··· Raw data ···
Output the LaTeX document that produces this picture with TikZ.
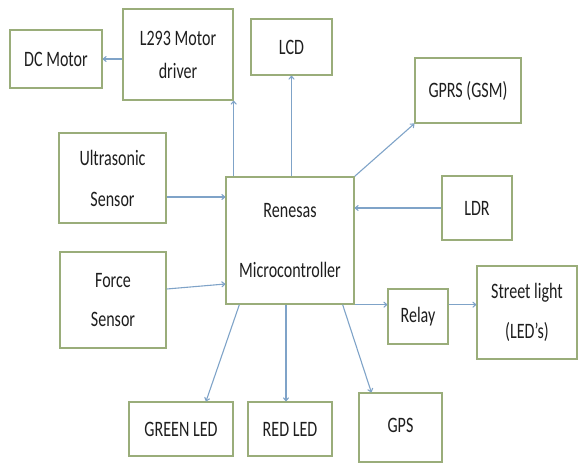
\documentclass[tikz,border=0pt]{standalone}
\usepackage{fontspec}
\setmainfont{Carlito}[FakeStretch=0.73]
\usepackage{xcolor}
\usepackage{tikz}
\usetikzlibrary{arrows.meta,calc}
\definecolor{boxline}{HTML}{9AAD7A}
\definecolor{wire}{HTML}{7FA3C8}
\definecolor{ink}{HTML}{1E1E1E}

\begin{document}
\begin{tikzpicture}[x=1pt, y=-1pt,
    module/.style={rectangle, draw=boxline, line width=1.3pt, fill=white, align=center, inner sep=0pt, text=ink, font=\fontsize{22}{24}\selectfont},
    arrow/.style={-{To[length=4pt,width=6pt]}, line width=1.1pt, color=wire}
]
    \useasboundingbox (0,0) rectangle (579,464);

    % Controller
    \node[module, minimum width=128pt, minimum height=127pt] (mcu) at (290,240.5) {Renesas\\[36pt]Microcontroller};

    % Top row
    \node[module, minimum width=92pt, minimum height=58pt] (dcm) at (56,59) {DC Motor};
    \node[module, minimum width=110pt, minimum height=91pt] (drv) at (178,54.5) {L293 Motor\\[9pt]driver};
    \node[module, minimum width=81pt, minimum height=56pt] (lcd) at (291.5,47) {LCD};
    \node[module, minimum width=106pt, minimum height=65pt] (gprs) at (468,90.5) {GPRS (GSM)};

    % Inputs
    \node[module, minimum width=107pt, minimum height=90pt] (ultra) at (112.5,178) {Ultrasonic\\[17pt]Sensor};
    \node[module, minimum width=106pt, minimum height=96pt] (force) at (113,300) {Force\\[15pt]Sensor};
    \node[module, minimum width=70pt, minimum height=64pt] (ldr) at (477,208) {LDR};

    % Outputs
    \node[module, minimum width=60pt, minimum height=55pt] (relay) at (418,316.5) {Relay};
    \node[module, minimum width=100pt, minimum height=93pt] (street) at (527,312.5) {Street light\\[16pt](LED’s)};
    \node[module, minimum width=104pt, minimum height=54pt] (green) at (181,429) {GREEN LED};
    \node[module, minimum width=84pt, minimum height=54pt] (red) at (290,429) {RED LED};
    \node[module, minimum width=83pt, minimum height=69pt] (gps) at (400.5,427.5) {\raisebox{5pt}{GPS}};

    \coordinate (usin) at ([yshift=-19pt]ultra.east);
    \coordinate (fout) at ([yshift=11pt]force.east);

    \draw[arrow] (drv.west |- dcm.east) -- (dcm.east);
    \draw[arrow] (mcu.north -| drv.south east) -- (drv.south east);
    \draw[arrow] (mcu.north -| lcd.south) -- (lcd.south);
    \draw[arrow] (mcu.north east) -- (gprs.south west);
    \draw[arrow] (ldr.west) -- (ldr.west -| mcu.east);
    \draw[arrow] (usin) -- (usin -| mcu.west);
    \draw[arrow] (fout) -- ($(fout -| mcu.west)+(0,-5)$);
    \draw[arrow] (mcu.south east) -- (mcu.south east -| relay.west);
    \draw[arrow] (mcu.south east -| relay.east) -- (mcu.south east -| street.west);
    \draw[arrow] ($(mcu.south west)+(14,0)$) -- ($(green.north)+(25,0)$);
    \draw[arrow] ($(mcu.south)+(-4,0)$) -- ($(red.north)+(-4,0)$);
    \draw[arrow] ($(mcu.south east)+(-12,0)$) -- ($(gps.north west)+(13,0)$);
\end{tikzpicture}
\end{document}
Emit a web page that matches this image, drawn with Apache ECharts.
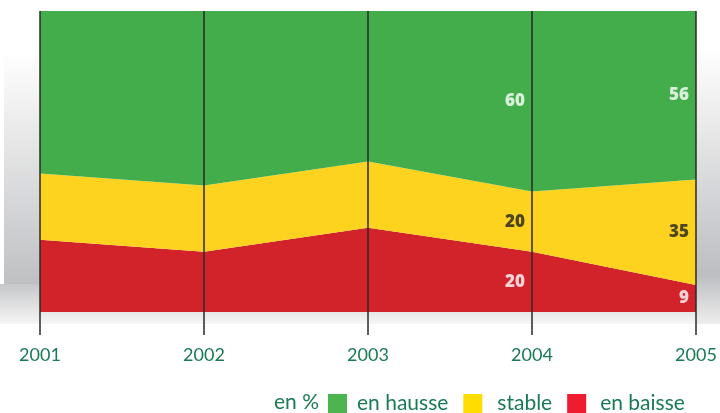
<!DOCTYPE html>
<html>
<head>
<meta charset="utf-8">
<script src="https://cdn.jsdelivr.net/npm/echarts@6/dist/echarts.min.js"></script>
<style>
  html, body { margin: 0; padding: 0; background: #fff; }
  #chart { width: 720px; height: 413px; }
</style>
</head>
<body>
<div id="chart"></div>
<script>
const years = ['2001', '2002', '2003', '2004', '2005']
const enBaisse = [24, 20, 28, 20, 9]
const stable = [22, 22, 22, 20, 35]
const enHausse = [54, 58, 50, 60, 56]
const labelledYears = ['2004', '2005']

const areaColors = { baisse: '#d2232a', stable: '#fdd31f', hausse: '#43ad4b' }
const legendColors = { baisse: '#ed1c2e', stable: '#ffdd00', hausse: '#4cb550' }
const textGreen = '#1b7a56'

// label points sit in the middle of each band
const midLabels = (values, below, color) => ({
  type: 'scatter',
  symbolSize: 0,
  silent: true,
  z: 10,
  data: labelledYears.map(y => {
    const i = years.indexOf(y)
    const base = below.reduce((s, arr) => s + arr[i], 0)
    return { value: [y, base + values[i] / 2], v: values[i] }
  }),
  label: {
    show: true, position: 'left', distance: 7,
    formatter: p => p.data.v,
    color, fontFamily: 'Open Sans', fontWeight: 800, fontSize: 17
  }
})

const area = (name, values, key) => ({
  name,
  type: 'line',
  stack: 'total',
  data: values,
  showSymbol: false,
  lineStyle: { width: 0 },
  itemStyle: { color: legendColors[key] },
  areaStyle: { color: areaColors[key], opacity: 1 },
  z: 2
})

const grad = stops => new echarts.graphic.LinearGradient(0, 0, 0, 1,
  stops.map(([offset, color]) => ({ offset, color })))

const chart = echarts.init(document.getElementById('chart'))

chart.setOption({
  animation: false,
  grid: { left: 40, right: 24, top: 11, bottom: 101 },
  graphic: [
    {
      type: 'rect', z: -5, silent: true,
      shape: { x: 4, y: 52, width: 36, height: 232 },
      style: { fill: grad([[0, '#ffffff'], [1, '#bfc0c2']]) }
    },
    {
      type: 'rect', z: -5, silent: true,
      shape: { x: 0, y: 284, width: 40, height: 40 },
      style: { fill: grad([[0, '#c6c7c9'], [1, '#f6f6f6']]) }
    },
    {
      type: 'rect', z: -5, silent: true,
      shape: { x: 40, y: 311, width: 680, height: 13 },
      style: { fill: grad([[0, '#e6e6e7'], [1, '#f7f7f7']]) }
    },
    {
      type: 'rect', z: -5, silent: true,
      shape: { x: 696, y: 50, width: 24, height: 274 },
      style: { fill: grad([[0, '#ffffff'], [0.82, '#bdbec0'], [1, '#eeeeee']]) }
    },
    {
      type: 'text', x: 274, y: 402,
      style: { text: 'en %', fontFamily: 'Lato', fontSize: 21, fill: textGreen, verticalAlign: 'middle' }
    }
  ],
  legend: {
    left: 328, top: 393,
    padding: 0,
    itemWidth: 19, itemHeight: 19, itemGap: 15,
    icon: 'rect',
    textStyle: { fontFamily: 'Lato', fontSize: 21, lineHeight: 19, color: textGreen, padding: [0, 0, 0, 5] },
    data: [
      { name: 'en hausse', itemStyle: { color: legendColors.hausse } },
      { name: 'stable', itemStyle: { color: legendColors.stable }, textStyle: { padding: [0, 0, 0, 10] } },
      { name: 'en baisse', itemStyle: { color: legendColors.baisse }, textStyle: { padding: [0, 0, 0, 9] } }
    ]
  },
  xAxis: {
    type: 'category',
    data: years,
    boundaryGap: false,
    z: 5,
    axisLine: { show: false },
    axisTick: { show: true, length: 23, lineStyle: { color: '#2a2a2a', width: 1.5 } },
    splitLine: { show: true, lineStyle: { color: '#2a2a2a', width: 1.5 } },
    axisLabel: { margin: 34, fontFamily: 'Lato', fontSize: 18, color: textGreen }
  },
  yAxis: {
    type: 'value', min: 0, max: 100, show: false
  },
  series: [
    area('en baisse', enBaisse, 'baisse'),
    area('stable', stable, 'stable'),
    area('en hausse', enHausse, 'hausse'),
    midLabels(enBaisse, [], '#ffffff'),
    midLabels(stable, [enBaisse], '#222222'),
    midLabels(enHausse, [enBaisse, stable], '#ffffff')
  ]
})
</script>
</body>
</html>
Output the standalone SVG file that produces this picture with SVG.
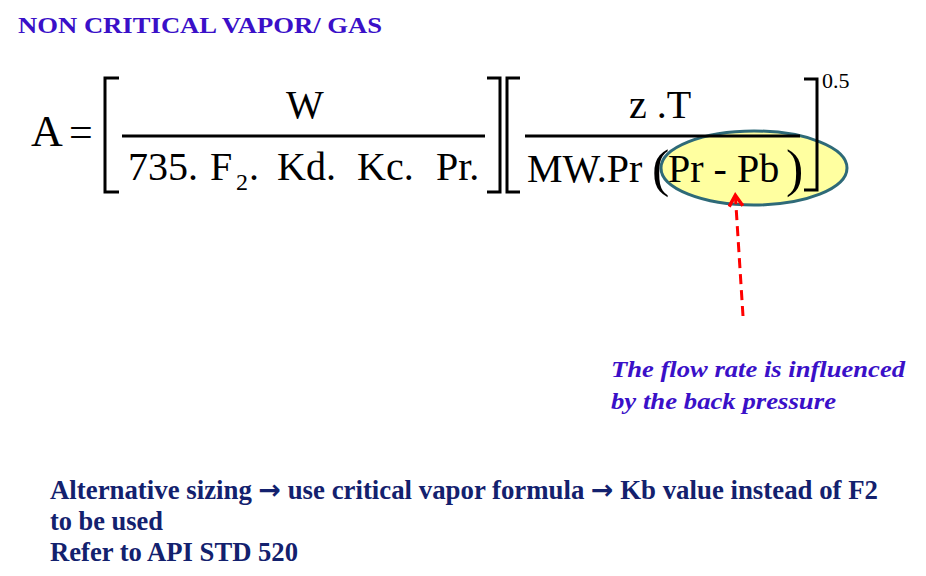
···
== Given task ==
The material above holds pictures; leave them out. Repeat exactly the lines from the one containing "Emit a web page" through the one containing "const textGreen = '#1b7a56'", and nothing else.

== Response below ==
Emit a web page that matches this image, drawn with Apache ECharts.
<!DOCTYPE html>
<html>
<head>
<meta charset="utf-8">
<script src="https://cdn.jsdelivr.net/npm/echarts@6/dist/echarts.min.js"></script>
<style>
  html, body { margin: 0; padding: 0; background: #fff; }
  #chart { width: 720px; height: 413px; }
</style>
</head>
<body>
<div id="chart"></div>
<script>
const years = ['2001', '2002', '2003', '2004', '2005']
const enBaisse = [24, 20, 28, 20, 9]
const stable = [22, 22, 22, 20, 35]
const enHausse = [54, 58, 50, 60, 56]
const labelledYears = ['2004', '2005']

const areaColors = { baisse: '#d2232a', stable: '#fdd31f', hausse: '#43ad4b' }
const legendColors = { baisse: '#ed1c2e', stable: '#ffdd00', hausse: '#4cb550' }
const textGreen = '#1b7a56'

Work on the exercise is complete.